Buryak shoots and Schwarzenbeck looks... helpless. And helpless looks Beckenbauer against Konkov. Dinamo did not win easily – they missed a penalty; scored from another, and the winning goal was scored after a free kick: the massive and deadly German defense did not give many chances to rather unimaginative opposition.
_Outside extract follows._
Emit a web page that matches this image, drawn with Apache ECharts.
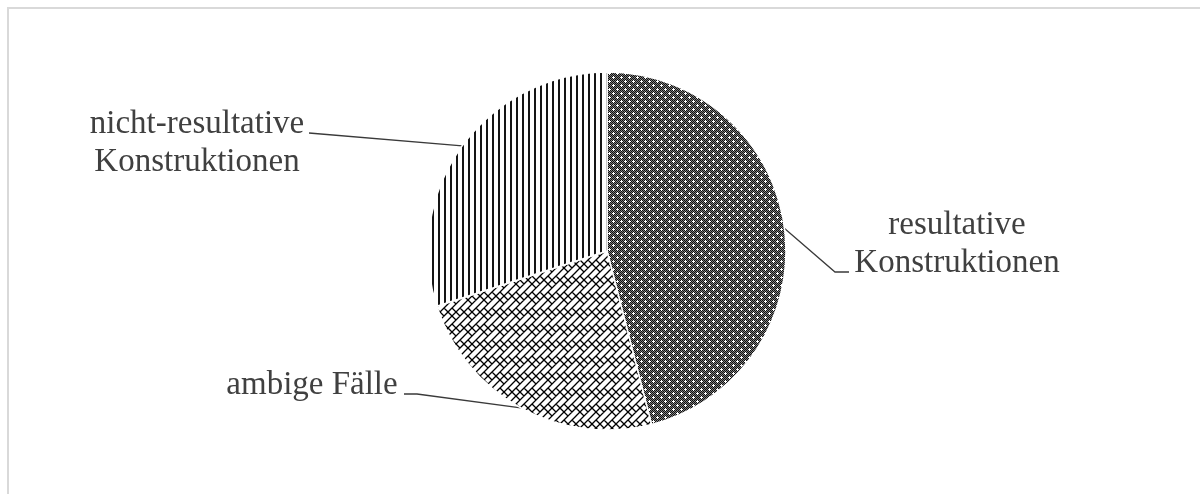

The semi-finals – yet another joke of the fate: Dinamo Kiev vs Borussia Moenchengladbach. Too many Germans for the Soviets? May be it was good think after all? Well, the results were exactly the same – 1-0 and 0-2. The only difference was that this time it was not Dinamo losing by a goal and winning by two – he matches were again tough, but Dinamo struggled and on top of everything their goalkeeper Rudakov failed them in Dusseldorf. At least so was written in the Soviet press – in reality, he was a keeper of the 'shaky' kind and under pressure he often made mistakes. Bayern had no sufficient bite, but Borussia with Simonsen, Heynckes, and Bonhof was another story. There was some hope for Dinamo – after the second goal Borussia moved back and looked – from aside – tired. Dinamo put some pressure, but it was Borussia shaped by Udo Lattek, hence, skilled in defensive matters. Dinamo did not look hopeless or tired, but it was predictable team – and paid the prize for that.

In the other semi-final everything went 'normal' – the fairy-tale of FC Zurich ended, outclassed by Liverpool. The Swiss lost both legs, scoring a single goal at home, and receiving 6 – three in each match – in return.